The Corporation for National and Community Service reviewed volunteer trends since 1974 and found a sharp rise of more than 32 percent over the last two decades.
Volunteer Growth in America: A Review of Trends Since 1974 reported that the growth in volunteering is driven primarily by teenagers 16 to 19, Baby Boomers and others age 45 to 65 and older adults 65 and over.
"We are encouraged that emerging studies consistently show increased volunteering by young Americans. If supported properly, we may be on the cusp of a new civic generation, said Robert T. Grimm, Jr., Director of Research and Policy Development at the Corporation, in the report. At the same time, Boomers high engagement in service today has the potential to foster a volunteer explosion among older Americans in the years to come.
Major George Hood, national community relations secretary for The Salvation Army, indicated two dynamics for the increasing trend of volunteerism: the ease of communication to the general public and greater awareness of opportunities.
Grimm cited other reasons including mid-life adults being more likely to have children in the home because Americans are delaying marriage and childbearing. The result is increased exposure to volunteering opportunities connected to their childrens school and extracurricular activities. A response to traumatic national events such as 9/11 and Hurricane Katrina are also possible reasons for heightened civic engagement.

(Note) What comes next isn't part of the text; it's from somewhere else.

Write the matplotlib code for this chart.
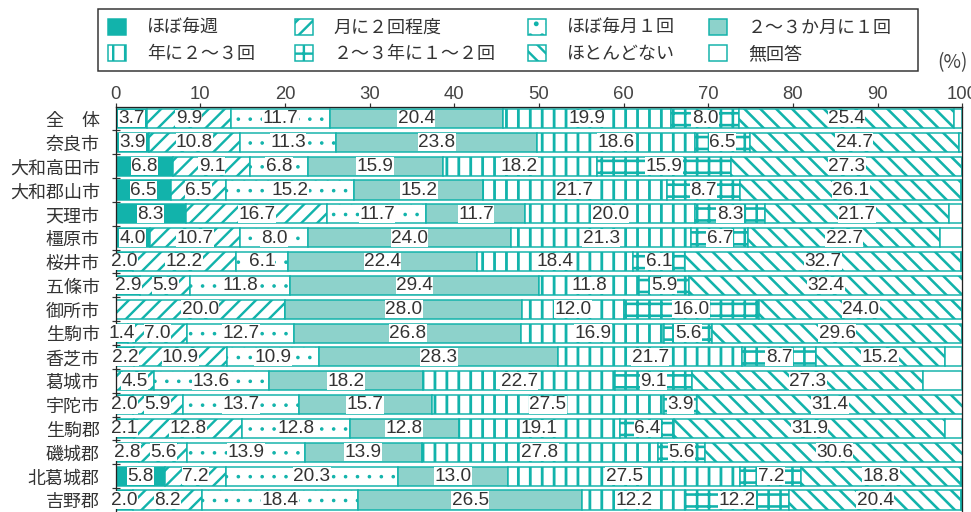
import matplotlib
matplotlib.use("Agg")
import matplotlib.pyplot as plt
from matplotlib.patches import Patch, Rectangle
import numpy as np

# data (%)
areas = ["全　体", "奈良市", "大和高田市", "大和郡山市", "天理市", "橿原市", "桜井市",
         "五條市", "御所市", "生駒市", "香芝市", "葛城市", "宇陀市", "生駒郡",
         "磯城郡", "北葛城郡", "吉野郡"]
weekly = [3.7, 3.9, 6.8, 6.5, 8.3, 4.0, 2.0, 2.9, 0.0, 1.4, 2.2, 0.0, 2.0, 2.1, 2.8, 5.8, 2.0]
twice_month = [9.9, 10.8, 9.1, 6.5, 16.7, 10.7, 12.2, 5.9, 20.0, 7.0, 10.9, 4.5, 5.9, 12.8, 5.6, 7.2, 8.2]
monthly = [11.7, 11.3, 6.8, 15.2, 11.7, 8.0, 6.1, 11.8, 0.0, 12.7, 10.9, 13.6, 13.7, 12.8, 13.9, 20.3, 18.4]
few_months = [20.4, 23.8, 15.9, 15.2, 11.7, 24.0, 22.4, 29.4, 28.0, 26.8, 28.3, 18.2, 15.7, 12.8, 13.9, 13.0, 26.5]
few_per_year = [19.9, 18.6, 18.2, 21.7, 20.0, 21.3, 18.4, 11.8, 12.0, 16.9, 21.7, 22.7, 27.5, 19.1, 27.8, 27.5, 12.2]
few_years = [8.0, 6.5, 15.9, 8.7, 8.3, 6.7, 6.1, 5.9, 16.0, 5.6, 8.7, 9.1, 3.9, 6.4, 5.6, 7.2, 12.2]
rarely = [25.4, 24.7, 27.3, 26.1, 21.7, 22.7, 32.7, 32.4, 24.0, 29.6, 15.2, 27.3, 31.4, 31.9, 30.6, 18.8, 20.4]
no_answer = [1.0, 0.4, 0.0, 0.1, 1.6, 2.6, 0.1, 0.0, 0.0, 0.0, 2.1, 4.6, 0.0, 2.1, 0.0, 0.2, 0.1]

legend_labels = ["ほぼ毎週", "月に２回程度", "ほぼ毎月１回", "２～３か月に１回",
                 "年に２～３回", "２～３年に１～２回", "ほとんどない", "無回答"]

# dpi chosen so the hatch grid (dpi/6 px) matches the row pitch
DPI = 143
PT = 72 / DPI  # points per pixel
W, H = 971, 512
TEAL = "#12b3ab"
LIGHT = "#8dd2cb"

plt.rcParams["hatch.linewidth"] = 2.4 * PT
plt.rcParams["hatch.color"] = TEAL
cjk = ["Noto Sans CJK JP", "DejaVu Sans"]
num_font = ["Liberation Sans", "DejaVu Sans"]

series = [weekly, twice_month, monthly, few_months, few_per_year, few_years, rarely, no_answer]
styles = [
    dict(facecolor=TEAL, hatch=None, hlw=2.4),
    dict(facecolor="white", hatch="///", hlw=2.4),
    dict(facecolor="white", hatch="..", hlw=1.2),
    dict(facecolor=LIGHT, hatch=None, hlw=2.4),
    dict(facecolor="white", hatch="||", hlw=2.8),
    dict(facecolor="white", hatch="++", hlw=2.6),
    dict(facecolor="white", hatch="\\\\\\", hlw=2.6),
    dict(facecolor="white", hatch=None, hlw=2.4),
]


def set_hlw(patch, px):
    if hasattr(patch, "set_hatch_linewidth"):
        patch.set_hatch_linewidth(px * PT)


fig = plt.figure(figsize=((W + 0.3) / DPI, (H + 0.3) / DPI), dpi=DPI)
pitch = DPI / 6
ax_h = pitch * 16.97
ax = fig.add_axes([115.7 / W, 0.05 / H, (962 - 115.7) / W, ax_h / H])

y = np.arange(len(areas))
left = np.zeros(len(areas))
for i, (vals, st) in enumerate(zip(series, styles)):
    vals = np.array(vals)
    bars = ax.barh(y, vals, left=left, height=0.8, color=st["facecolor"], hatch=st["hatch"],
                   edgecolor=TEAL, linewidth=1.5 * PT, zorder=2)
    for b in bars:
        set_hlw(b, st["hlw"])
    if i < 7:
        for yy, l, v in zip(y, left, vals):
            if v > 0:
                ax.text(l + v / 2, yy, f"{v:.1f}", ha="center", va="center",
                        fontsize=19 * PT, family=num_font, color="#333333", zorder=4,
                        bbox=dict(facecolor="white", edgecolor="none", pad=0.2))
    left = left + vals

ax.set_xlim(0, 100)
ax.set_ylim(16.5, -0.47)
ax.xaxis.tick_top()
ax.set_xticks(np.arange(0, 101, 10))
ax.tick_params(axis="x", direction="out", length=4 * PT, width=1.2 * PT, pad=1 * PT,
               labelsize=18.5 * PT, colors="#333333")
for lab in ax.get_xticklabels():
    lab.set_family(num_font)
    lab.set_color("#444444")

ax.set_yticks(y)
ax.set_yticklabels(areas, family=cjk, fontsize=18 * PT, color="#333333")
ax.set_yticks(y[:-1] + 0.5, minor=True)
ax.tick_params(axis="y", which="major", length=0, pad=16 * PT)
ax.tick_params(axis="y", which="minor", direction="inout", length=8 * PT, width=1.2 * PT,
               colors="#333333")
ax.spines["bottom"].set_visible(False)
for s in ["top", "left", "right"]:
    ax.spines[s].set_linewidth(1.3 * PT)
    ax.spines[s].set_color("#222222")

fig.text(952 / W, 1 - 63 / H, "(%)", ha="center", va="center", family=cjk,
         fontsize=19 * PT, color="#444444")

# legend: one column each, inside a hand-placed frame
handles = []
for st in styles:
    h = Patch(facecolor=st["facecolor"], hatch=st["hatch"], edgecolor=TEAL, linewidth=1.5 * PT)
    set_hlw(h, st["hlw"])
    handles.append(h)
col_x = [108, 295, 528, 709]
for c in range(4):
    idx = [c, c + 4]
    leg = fig.legend([handles[k] for k in idx], [legend_labels[k] for k in idx],
                     ncol=1, loc="upper left", bbox_to_anchor=(col_x[c] / W, 1 - 18.8 / H),
                     borderaxespad=0, borderpad=0, frameon=False,
                     prop=dict(family=cjk, size=18 * PT), handlelength=1.0, handleheight=1.0,
                     handletextpad=1.15, labelspacing=0.45)
    for t in leg.get_texts():
        t.set_color("#333333")
fig.add_artist(Rectangle((98 / W, 1 - 71 / H), 820 / W, 62 / H, transform=fig.transFigure,
                         fill=False, edgecolor="#333333", linewidth=1.5 * PT))

fig.savefig("out.png", dpi=DPI)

Such dynamics may have contributed to the sharply higher rates of volunteering in the Boomer generation compared to previous generations at mid-life. And spending hours in volunteer services isn't foreign among teens either. The national study showed that older teens have more than doubled their time spent volunteering since 1989.
"We're seeing more and more high school groups and college groups that want to get involved," Hood highlighted. "And it really is for them ... a very practical way to give back to a community and to get involved with a charity because it gives them the chance to see firsthand from the practical side what their role as a volunteer would do to help an organization."
One of the largest NGOs in the nation, The Salvation Army has already seen volunteers triple in number over the last 20 years. The Christian organization's latest annual report revealed more than 3.5 million people having volunteered with the Army.
Two "emotional" volunteer spikes that Hood has seen is in their Christmas bell ringing services and disaster work.
"People want to get their sleeves rolled up and get involved," Hood commented about the step-up of volunteers when natural disasters hit.
The growing numbers are also reflective on a smaller scale. Here's Life Inner City, an urban ministry of Campus Crusade for Christ International, drew the help of 550 volunteers this year as opposed to the 300 they typically get, according to Here's Life's director, Clint Owens.
David Eisner, chief executive of the Corporation for National and Community Service, said the study should signal nonprofit groups to prepare for the "tidal shift" in volunteering.
According to Hood, preparation is key.
"It's very important that when you bring a [young] professional into your agency, you better be prepared to keep them busy and give them substantial work and responsibility or they won't come back," he warned.
Volunteer Growth in America: A Review of Trends Since 1974 is the latest in the Corporations Volunteering in America series, which was launched last year. The research briefs examine historical trends in volunteering in an effort to highlight emerging trends and encourage more adults to volunteer.